Closed algebraic form of $\cos(\frac{\pi}{7})$

Question

We all know that $\cos(\frac{\pi}{6})=\frac{\sqrt 3}{2}$, $\cos(\frac{\pi}{4})=\frac{\sqrt 2}{2}$ and $\cos(\frac{\pi}{3})=\frac{1}{2}$. One can also prove that $\cos(\frac{\pi}{5})=\frac{\sqrt 5+1}{4}$. But it seems that $\cos(\frac{\pi}{7})$ cannot be put in a closed form algebraic expression. Is there a proof of such a claim? I feel like this has to do with the Abel–Ruffini theorem.

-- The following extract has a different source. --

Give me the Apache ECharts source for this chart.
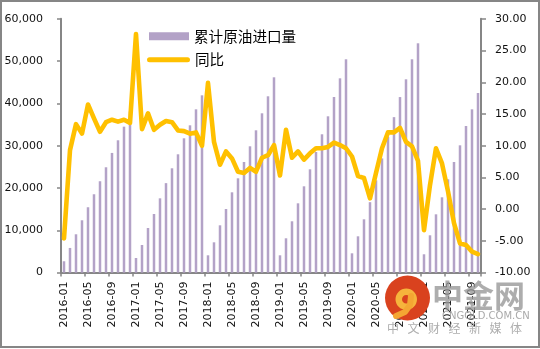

The same for $\cos(\frac{\pi}{8})$ and $\cos(\frac{\pi}{9})$. But $\cos(\frac{\pi}{10})=\sqrt{\frac{5}{8}+\frac{\sqrt{5}}{8}}$.

Answer 1

Define Euler's $\phi$ function: $$\phi(1) = 1\\ \phi(p^e) = (p-1)\cdot p^{e-1},~ \mathrm{p~ prime} \\ \phi(m\cdot n) = \phi(m)\cdot \phi(n)$$ Then Theorem (Lehmer, A Note on Trigonometric Algebraic Numbers)

The degree of $\cos(\frac{2\pi k}{n}),~ n > 3,~ \gcd(k,n)=1$, is $\frac{\phi(n)}{2}$.

In this case $n=7\cdot 2= 14$ and $k=1$. Then the degree of $\cos(\frac{\pi}{7})$ is $\frac{\phi(2\cdot 7)}{2} = \frac{1\cdot 6}{2} = 3$. Since there is a cubic formula, then indeed this value can be found. But as mentioned in the comments it requires roots of negative numbers. So we continue.

As you are aware, not all algebraic numbers can be finitely expressed in terms of arithmetic operations and $n$th roots, there is in fact a way to know if the cosine of an angle has such a representation.

Theorem

The numbers $\cos(\theta)$ and $\sin(\theta)$ can be written using only rational numbers, addition, subtraction, multiplication, division and roots of positive numbers if and only if $\phi(n)$ is a power of 2.

Emphasis original.

The proof is outlined in "Somewhat More than Governors Need to Know about Trigonometry" by Garibaldi. The extension to include negative root-taking will lead you, eventually, to Gauss's Disquisitiones Arithmeticae and constructable numbers. The upshot is that the Theorem 2 is extended to be "... is a power of two and a product of distinct Fermat primes", with the understanding that the empty product is $1$.

Answer 2

For any $n\geq 3$, $\cos\left(\frac{2\pi}{n}\right)$ is al algebraic number over $\mathbb{Q}$ with degree $\frac{\varphi(n)}{2}$, since its minimal polynomial can be computed from $\Phi_n(x)$ in a straightforward way. Our case is given by $n=14$, where the minimal polynomial of $\cos\left(\frac{\pi}{7}\right)$ is given by $q(x)=8x^3-4x^2-4x+1$. By letting $\omega=\frac{-1+\sqrt{-27}}{2}$, through the cubic formula we get

$$ \cos\left(\frac{\pi}{7}\right) = \frac{1}{6}\left(1+\frac{7^{2/3}}{\omega^{1/3}}+7^{1/3}\omega^{1/3}\right). $$ It might be interesting to notice that the LHS is very close to $\frac{9}{10}$.